Cerro Gordo is a miserable den of vagabonds, with nothing to support it but its petty garrison of a hundred and fifty cavalry mounted on mules. We were hooted and shouted at as we passed through, and called "Gringoes," etc., but that did not prevent us from enjoying their delicious spring water; it was cool and delightful. Our men rushed to it, and drank two pint cups full each, hardly breathing between times; it was the first good water we had had since leaving the Mississippi.

While Audubon's diary went unpublished until long after his death, another appearance of gringo that same year reached a mass audience. Henry Augustus Wise, a U.S. Navy lieutenant, published Los Gringos; or, an inside View of Mexico and California late in 1849. In the preface, Lt. Wise wrote, "The title — Los Gringos, with which this volume has been christened, is the epithet — and rather a reproachful one — used in California and Mexico to designate the descendants of the Anglo-Saxon race."

After gringo entered English, it would take more than three decades before Americans started speculating about the origins of the word. On Nov. 3, 1883, the Los Angeles Times and the Arizona Weekly Citizen both published an article with a musical explanation:

The word Gringo, the term applied to American and English by the Mexicans, is said to have had an amusing origin. A lot of sailors belonging to an English man-of-war at Mazatlan went ashore, and got on a rip-roaring drunk. While parading the streets one of them was singing "Green Grow the rushes," etc. The Mexicans only caught the first two words, and dubbed them Grin-go's, and it has stuck ever since.
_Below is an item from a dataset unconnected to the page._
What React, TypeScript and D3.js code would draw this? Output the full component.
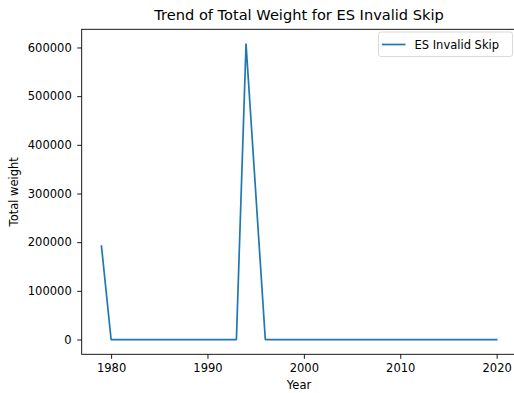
import { useEffect, useRef } from "react"
import * as d3 from "d3"

// data
const years = [1979, 1980, 1993, 1994, 1996, 2020]
const totalWeight = [192000, 0, 0, 607000, 0, 0]
const xTicks = [1980, 1990, 2000, 2010, 2020]
const yTicks = [0, 100000, 200000, 300000, 400000, 500000, 600000]
const seriesName = "ES Invalid Skip"

const W = 514
const H = 393

export default function App() {
  const svgRef = useRef<SVGSVGElement>(null)

  useEffect(() => {
    if (!svgRef.current) return
    const svg = d3.select(svgRef.current)
    svg.selectAll("*").remove()

    const left = 81.7
    const right = 516.4
    const top = 29.3
    const bottom = 354.3
    const font = "DejaVu Sans, sans-serif"

    const xMin = d3.min(years)!
    const xMax = d3.max(years)!
    const xPad = (xMax - xMin) * 0.05
    const yMax = d3.max(totalWeight)!
    const yPad = yMax * 0.05

    const x = d3.scaleLinear().domain([xMin - xPad, xMax + xPad]).range([left, right])
    const y = d3.scaleLinear().domain([-yPad, yMax + yPad]).range([bottom, top])

    svg.append("rect").attr("width", W).attr("height", H).attr("fill", "#fff")

    // line
    const line = d3
      .line<number>()
      .x((_, i) => x(years[i]))
      .y(d => y(d))
    svg
      .append("path")
      .datum(totalWeight)
      .attr("d", line)
      .attr("fill", "none")
      .attr("stroke", "#1f77b4")
      .attr("stroke-width", 1.7)
      .attr("stroke-linejoin", "round")
      .attr("stroke-linecap", "square")

    // spines
    svg
      .append("rect")
      .attr("x", left)
      .attr("y", top)
      .attr("width", right - left)
      .attr("height", bottom - top)
      .attr("fill", "none")
      .attr("stroke", "#000")
      .attr("stroke-width", 0.9)

    // x axis
    const gx = svg
      .append("g")
      .attr("transform", `translate(0,${bottom})`)
      .call(d3.axisBottom(x).tickValues(xTicks).tickFormat(d3.format("d")).tickSize(4.5).tickPadding(5.5))
    gx.select(".domain").remove()
    gx.selectAll("line").attr("stroke", "#000").attr("stroke-width", 0.9)
    gx.selectAll("text").attr("fill", "#000").style("font-family", font).style("font-size", "11.5px")

    // y axis
    const gy = svg
      .append("g")
      .attr("transform", `translate(${left},0)`)
      .call(d3.axisLeft(y).tickValues(yTicks).tickFormat(d3.format("d")).tickSize(4.5).tickPadding(5.5))
    gy.select(".domain").remove()
    gy.selectAll("line").attr("stroke", "#000").attr("stroke-width", 0.9)
    gy.selectAll("text").attr("fill", "#000").style("font-family", font).style("font-size", "11.5px")

    // title and labels
    const cx = (left + right) / 2
    svg
      .append("text")
      .attr("x", cx)
      .attr("y", 20)
      .attr("text-anchor", "middle")
      .style("font-family", font)
      .style("font-size", "14.6px")
      .text(`Trend of Total Weight for ${seriesName}`)

    svg
      .append("text")
      .attr("x", cx)
      .attr("y", 388.5)
      .attr("text-anchor", "middle")
      .style("font-family", font)
      .style("font-size", "11.5px")
      .text("Year")

    svg
      .append("text")
      .attr("transform", `translate(17.5,${(top + bottom) / 2}) rotate(-90)`)
      .attr("text-anchor", "middle")
      .style("font-family", font)
      .style("font-size", "11.5px")
      .text("Total weight")

    // legend
    const lg = svg.append("g")
    lg.append("rect")
      .attr("x", 378.5)
      .attr("y", 32)
      .attr("width", 134)
      .attr("height", 24.5)
      .attr("rx", 2.5)
      .attr("fill", "#fff")
      .attr("fill-opacity", 0.8)
      .attr("stroke", "#d6d6d6")
      .attr("stroke-width", 0.9)
    lg.append("line")
      .attr("x1", 382)
      .attr("x2", 405.5)
      .attr("y1", 44.5)
      .attr("y2", 44.5)
      .attr("stroke", "#1f77b4")
      .attr("stroke-width", 1.7)
    lg.append("text")
      .attr("x", 414.5)
      .attr("y", 48.8)
      .style("font-family", font)
      .style("font-size", "11.5px")
      .text(seriesName)
  }, [])

  return (
    <svg
      ref={svgRef}
      width={W}
      height={H}
      style={{ position: "absolute", left: 0, top: 0, display: "block" }}
    />
  )
}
But the version of this story that really stuck was one written by the famous journalist Nellie Bly (the pen name of Elizabeth Cochrane), when she was a 21-year-old correspondent for her local newspaper, the Pittsburgh Dispatch. Bly went to Mexico for six months, and in one report widely circulated in American newspapers in 1886, she wrote:

People often wonder and ask why the Mexican calls the American a "Gringo," or what the word means... When the Americans went to war with Mexico, a melody, every verse of which ended with "Green grow the rushes, O," was very popular. It pleased almost everybody's fancy, and was sung by old and young. While in camp the soldiers would sing it constantly, and all the Mexicans could hear was "Green grow the rushes, O." They immediately began to call the American soldiers by the first two words as it sounded to them, "grin go," They made it into one word, by which they will ever know the American — "Gringo."
Bly repeated this story in her 1888 book Six Months in Mexico, but the following year another American correspondent in Mexico took exception to her gringo etymology:
"Nellie Bly" makes more errors still. Her explanation of the word "gringo" — a familiar native designation for the American — is absurd. Instead of attributing its origin properly to the "green coats" of a Kentucky regiment stationed in Mexico during the war of '40-47 she says it came from the popularity of the song, "Green Grow the Rushes, O," in the American camps.
—S.C. Robertson, "Saunterings in Mexico," Evening Star (Washington, D.C.), Sept. 14, 1889

The "green coat" etymology was just as specious, however. Finally, some scholarly light was shed on the topic when the first English dictionary entry for gringo was published in 1889, when the great American philologist William Dwight Whitney published the "G" volume of his Century Dictionary. In the entry, Whitney dispenses with the folk etymologies and gives the following origin: "[Sp. gibberish; prob. a pop. var. of Griego, Greek.]"

The etymology of gringo from Griego meaning "Greek" had already circulated in Spanish-language dictionaries for a century, well before the Mexican-American War. In a 1787 dictionary, El Diccionario Castellano, Esteban de Terreros explained: "Foreigners in Malaga are called gringos, who have particular kinds of accent that deprive them from easy and natural Castilian speech, and in Madrid the name is given especially to the Irish for the same reason." (Irish soldiers joined the Spanish army in the sixteenth through eighteenth centuries, so Spaniards would have been familiar with their "gibberish.")  

The use of Greek as a stand-in for an unintelligible "foreigner talk" is something familiar to English speakers as well, as in the expression "It's all Greek to me." And languages like English and Spanish likely picked on Greek because of monastic scribes of the medieval era who had difficulty transcribing Greek bits of Latin manuscripts. For more on this, see my recent Word Routes column, "If It's 'All Greek To You,' Blame Monks And Shakespeare." With Griego mutating into the variant form gringo in Spanish, the original resonance with Greek was likely lost, but the epithet's use in Latin America serves as a reminder of how contact across a linguistic divide is often fraught with tension.